### What you need to do
Gather, from the listing beneath this task, every line holding the string "matplotlib".

### Information supplied
************
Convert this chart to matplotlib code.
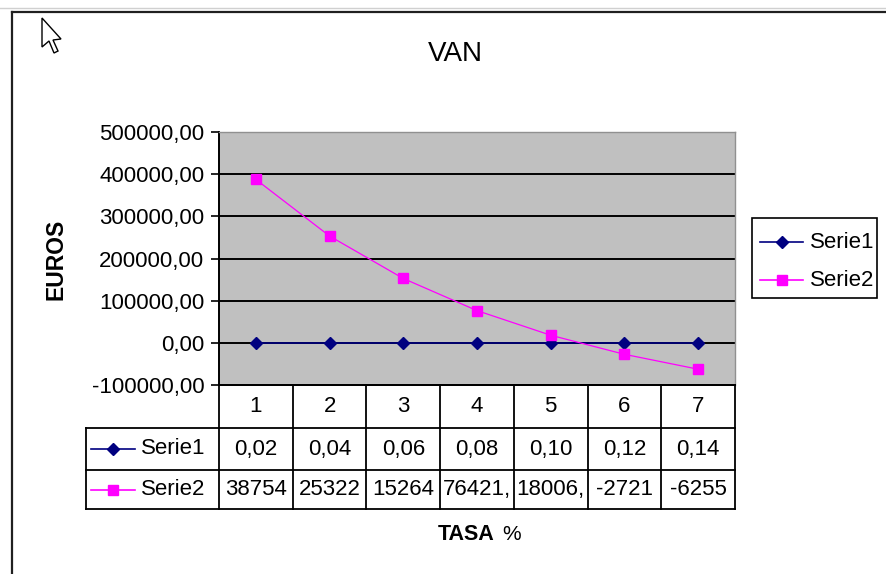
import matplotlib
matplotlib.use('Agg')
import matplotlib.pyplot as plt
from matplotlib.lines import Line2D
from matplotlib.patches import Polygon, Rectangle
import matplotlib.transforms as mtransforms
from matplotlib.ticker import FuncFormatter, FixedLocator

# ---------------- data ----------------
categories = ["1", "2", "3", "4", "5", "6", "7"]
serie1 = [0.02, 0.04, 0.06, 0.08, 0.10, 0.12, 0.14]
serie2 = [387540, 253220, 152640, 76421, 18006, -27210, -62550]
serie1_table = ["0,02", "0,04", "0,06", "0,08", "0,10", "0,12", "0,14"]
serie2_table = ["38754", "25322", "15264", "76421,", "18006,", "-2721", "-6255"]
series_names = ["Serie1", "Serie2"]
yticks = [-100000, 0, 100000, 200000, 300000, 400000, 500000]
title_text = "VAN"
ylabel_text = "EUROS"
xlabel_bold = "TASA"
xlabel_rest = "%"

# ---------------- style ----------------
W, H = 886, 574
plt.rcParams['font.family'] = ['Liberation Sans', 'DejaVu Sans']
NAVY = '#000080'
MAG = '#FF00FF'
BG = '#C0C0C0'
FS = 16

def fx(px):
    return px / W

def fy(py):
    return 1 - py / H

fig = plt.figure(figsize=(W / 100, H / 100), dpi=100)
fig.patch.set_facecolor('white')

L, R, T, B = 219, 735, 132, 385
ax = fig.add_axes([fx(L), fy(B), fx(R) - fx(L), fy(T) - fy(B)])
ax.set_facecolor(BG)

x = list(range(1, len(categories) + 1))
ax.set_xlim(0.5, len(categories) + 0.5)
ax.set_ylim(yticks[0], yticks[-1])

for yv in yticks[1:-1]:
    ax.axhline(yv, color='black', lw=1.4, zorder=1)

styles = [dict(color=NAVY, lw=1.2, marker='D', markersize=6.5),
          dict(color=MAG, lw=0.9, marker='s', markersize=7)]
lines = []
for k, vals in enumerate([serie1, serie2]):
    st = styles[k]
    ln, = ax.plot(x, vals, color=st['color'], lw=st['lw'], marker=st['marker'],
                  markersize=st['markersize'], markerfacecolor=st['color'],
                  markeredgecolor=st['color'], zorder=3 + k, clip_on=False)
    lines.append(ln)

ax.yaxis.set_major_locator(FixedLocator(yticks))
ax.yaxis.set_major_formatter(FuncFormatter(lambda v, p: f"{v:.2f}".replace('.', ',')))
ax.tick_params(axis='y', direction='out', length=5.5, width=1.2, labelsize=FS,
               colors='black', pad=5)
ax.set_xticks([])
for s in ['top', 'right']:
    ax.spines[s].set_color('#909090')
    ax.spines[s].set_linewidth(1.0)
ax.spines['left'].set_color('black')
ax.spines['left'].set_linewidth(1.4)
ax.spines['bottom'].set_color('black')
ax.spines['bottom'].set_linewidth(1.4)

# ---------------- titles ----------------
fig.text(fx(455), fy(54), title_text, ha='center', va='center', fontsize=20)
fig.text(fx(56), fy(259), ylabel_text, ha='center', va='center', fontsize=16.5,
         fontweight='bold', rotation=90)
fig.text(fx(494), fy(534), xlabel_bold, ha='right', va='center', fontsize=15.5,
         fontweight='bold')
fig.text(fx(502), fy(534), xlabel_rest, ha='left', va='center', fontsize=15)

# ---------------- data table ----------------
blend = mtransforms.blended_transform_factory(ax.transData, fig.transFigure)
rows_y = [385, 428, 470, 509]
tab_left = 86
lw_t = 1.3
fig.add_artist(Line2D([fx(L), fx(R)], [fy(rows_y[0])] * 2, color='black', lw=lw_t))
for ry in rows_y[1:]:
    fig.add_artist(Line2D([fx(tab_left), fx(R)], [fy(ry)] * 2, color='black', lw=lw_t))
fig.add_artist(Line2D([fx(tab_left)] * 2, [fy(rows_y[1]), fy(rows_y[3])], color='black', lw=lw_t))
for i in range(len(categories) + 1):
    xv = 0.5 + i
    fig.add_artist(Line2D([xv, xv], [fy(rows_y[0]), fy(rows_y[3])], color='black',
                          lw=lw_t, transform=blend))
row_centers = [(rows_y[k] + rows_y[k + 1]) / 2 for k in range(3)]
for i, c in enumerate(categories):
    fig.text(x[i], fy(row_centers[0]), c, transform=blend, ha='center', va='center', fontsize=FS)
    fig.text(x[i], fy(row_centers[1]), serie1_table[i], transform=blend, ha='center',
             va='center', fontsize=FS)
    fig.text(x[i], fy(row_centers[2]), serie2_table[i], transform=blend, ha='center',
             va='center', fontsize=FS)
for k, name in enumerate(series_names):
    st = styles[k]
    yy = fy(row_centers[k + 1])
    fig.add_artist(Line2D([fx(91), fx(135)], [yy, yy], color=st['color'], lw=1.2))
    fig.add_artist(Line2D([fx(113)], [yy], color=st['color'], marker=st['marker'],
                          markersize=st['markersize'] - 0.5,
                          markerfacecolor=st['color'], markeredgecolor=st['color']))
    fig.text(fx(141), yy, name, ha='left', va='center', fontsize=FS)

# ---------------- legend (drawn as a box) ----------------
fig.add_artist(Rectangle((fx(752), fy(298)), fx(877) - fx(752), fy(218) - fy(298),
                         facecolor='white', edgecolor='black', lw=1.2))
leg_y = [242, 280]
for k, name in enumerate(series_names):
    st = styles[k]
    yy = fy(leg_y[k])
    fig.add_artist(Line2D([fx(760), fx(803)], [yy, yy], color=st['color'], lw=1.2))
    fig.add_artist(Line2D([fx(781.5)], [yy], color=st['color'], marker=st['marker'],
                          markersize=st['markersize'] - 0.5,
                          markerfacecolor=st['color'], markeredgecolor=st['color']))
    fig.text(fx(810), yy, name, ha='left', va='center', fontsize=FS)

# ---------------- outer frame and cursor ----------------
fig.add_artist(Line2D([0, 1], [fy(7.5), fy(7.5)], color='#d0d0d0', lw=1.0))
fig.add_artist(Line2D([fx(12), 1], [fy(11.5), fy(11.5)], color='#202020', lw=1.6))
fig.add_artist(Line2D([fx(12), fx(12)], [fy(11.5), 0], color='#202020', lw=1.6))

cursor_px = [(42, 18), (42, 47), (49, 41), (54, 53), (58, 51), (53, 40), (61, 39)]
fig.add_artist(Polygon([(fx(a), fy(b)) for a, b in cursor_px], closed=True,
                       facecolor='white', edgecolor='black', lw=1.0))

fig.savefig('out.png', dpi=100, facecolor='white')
************
### Exercise result
Convert this chart to matplotlib code.
import matplotlib
matplotlib.use('Agg')
import matplotlib.pyplot as plt
from matplotlib.lines import Line2D
from matplotlib.patches import Polygon, Rectangle
import matplotlib.transforms as mtransforms
from matplotlib.ticker import FuncFormatter, FixedLocator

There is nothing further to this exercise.